[DATASET SECTION]:
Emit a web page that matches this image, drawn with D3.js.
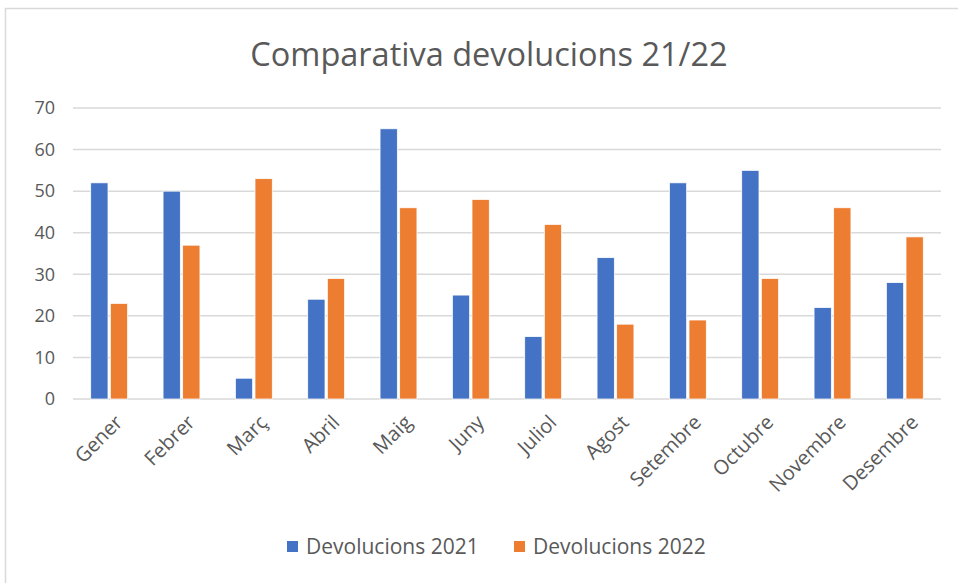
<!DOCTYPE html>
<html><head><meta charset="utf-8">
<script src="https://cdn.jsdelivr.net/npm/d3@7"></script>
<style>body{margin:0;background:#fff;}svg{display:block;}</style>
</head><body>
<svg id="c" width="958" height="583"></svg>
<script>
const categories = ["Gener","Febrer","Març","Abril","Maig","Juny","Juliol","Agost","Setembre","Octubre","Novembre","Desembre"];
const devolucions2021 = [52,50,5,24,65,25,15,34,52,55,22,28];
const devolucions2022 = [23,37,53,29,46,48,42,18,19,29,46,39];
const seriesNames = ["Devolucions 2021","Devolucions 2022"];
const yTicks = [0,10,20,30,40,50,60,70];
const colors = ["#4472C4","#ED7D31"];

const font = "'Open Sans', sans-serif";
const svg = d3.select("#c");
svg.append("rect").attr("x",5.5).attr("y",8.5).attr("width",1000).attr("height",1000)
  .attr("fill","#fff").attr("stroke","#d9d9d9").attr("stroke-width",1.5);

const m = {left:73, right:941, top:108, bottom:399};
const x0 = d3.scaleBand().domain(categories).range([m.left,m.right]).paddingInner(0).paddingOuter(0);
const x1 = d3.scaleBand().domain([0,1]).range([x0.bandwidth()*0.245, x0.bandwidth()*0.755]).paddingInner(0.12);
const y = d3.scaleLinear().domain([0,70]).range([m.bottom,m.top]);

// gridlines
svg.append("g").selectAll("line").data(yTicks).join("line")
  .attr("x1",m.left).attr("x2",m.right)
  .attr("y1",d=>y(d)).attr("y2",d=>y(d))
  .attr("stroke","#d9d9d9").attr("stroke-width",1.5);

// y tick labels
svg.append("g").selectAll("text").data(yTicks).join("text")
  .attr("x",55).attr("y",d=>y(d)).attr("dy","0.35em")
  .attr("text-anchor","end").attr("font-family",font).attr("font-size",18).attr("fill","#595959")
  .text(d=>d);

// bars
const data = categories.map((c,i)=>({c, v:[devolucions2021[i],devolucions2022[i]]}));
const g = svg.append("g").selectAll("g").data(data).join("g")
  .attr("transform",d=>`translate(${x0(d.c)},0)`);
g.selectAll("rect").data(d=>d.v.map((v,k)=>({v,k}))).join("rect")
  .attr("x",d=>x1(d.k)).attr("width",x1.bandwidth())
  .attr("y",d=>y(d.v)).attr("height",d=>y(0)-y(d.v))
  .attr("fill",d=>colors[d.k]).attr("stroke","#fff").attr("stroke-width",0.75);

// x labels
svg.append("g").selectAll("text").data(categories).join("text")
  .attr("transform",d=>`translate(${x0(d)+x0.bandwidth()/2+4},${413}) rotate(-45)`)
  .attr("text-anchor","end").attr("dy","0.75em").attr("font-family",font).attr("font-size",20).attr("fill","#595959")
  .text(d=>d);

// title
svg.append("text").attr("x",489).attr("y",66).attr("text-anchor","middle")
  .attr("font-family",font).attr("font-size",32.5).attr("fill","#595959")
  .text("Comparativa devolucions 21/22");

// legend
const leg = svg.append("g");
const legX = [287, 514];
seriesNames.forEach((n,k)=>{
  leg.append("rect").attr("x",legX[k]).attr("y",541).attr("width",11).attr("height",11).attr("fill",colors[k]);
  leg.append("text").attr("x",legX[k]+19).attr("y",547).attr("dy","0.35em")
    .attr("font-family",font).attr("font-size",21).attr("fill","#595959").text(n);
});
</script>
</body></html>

[EXERCISE TASK]: Up to and including the line containing "y = d3.scaleLinear().domain([0,70]).range([m.bottom,m.top]);", repeat every line from the start of the data, but none of the pictures.

[RESPONSE TO THIS EXERCISE]:
Emit a web page that matches this image, drawn with D3.js.
<!DOCTYPE html>
<html><head><meta charset="utf-8">
<script src="https://cdn.jsdelivr.net/npm/d3@7"></script>
<style>body{margin:0;background:#fff;}svg{display:block;}</style>
</head><body>
<svg id="c" width="958" height="583"></svg>
<script>
const categories = ["Gener","Febrer","Març","Abril","Maig","Juny","Juliol","Agost","Setembre","Octubre","Novembre","Desembre"];
const devolucions2021 = [52,50,5,24,65,25,15,34,52,55,22,28];
const devolucions2022 = [23,37,53,29,46,48,42,18,19,29,46,39];
const seriesNames = ["Devolucions 2021","Devolucions 2022"];
const yTicks = [0,10,20,30,40,50,60,70];
const colors = ["#4472C4","#ED7D31"];

const font = "'Open Sans', sans-serif";
const svg = d3.select("#c");
svg.append("rect").attr("x",5.5).attr("y",8.5).attr("width",1000).attr("height",1000)
  .attr("fill","#fff").attr("stroke","#d9d9d9").attr("stroke-width",1.5);

const m = {left:73, right:941, top:108, bottom:399};
const x0 = d3.scaleBand().domain(categories).range([m.left,m.right]).paddingInner(0).paddingOuter(0);
const x1 = d3.scaleBand().domain([0,1]).range([x0.bandwidth()*0.245, x0.bandwidth()*0.755]).paddingInner(0.12);
const y = d3.scaleLinear().domain([0,70]).range([m.bottom,m.top]);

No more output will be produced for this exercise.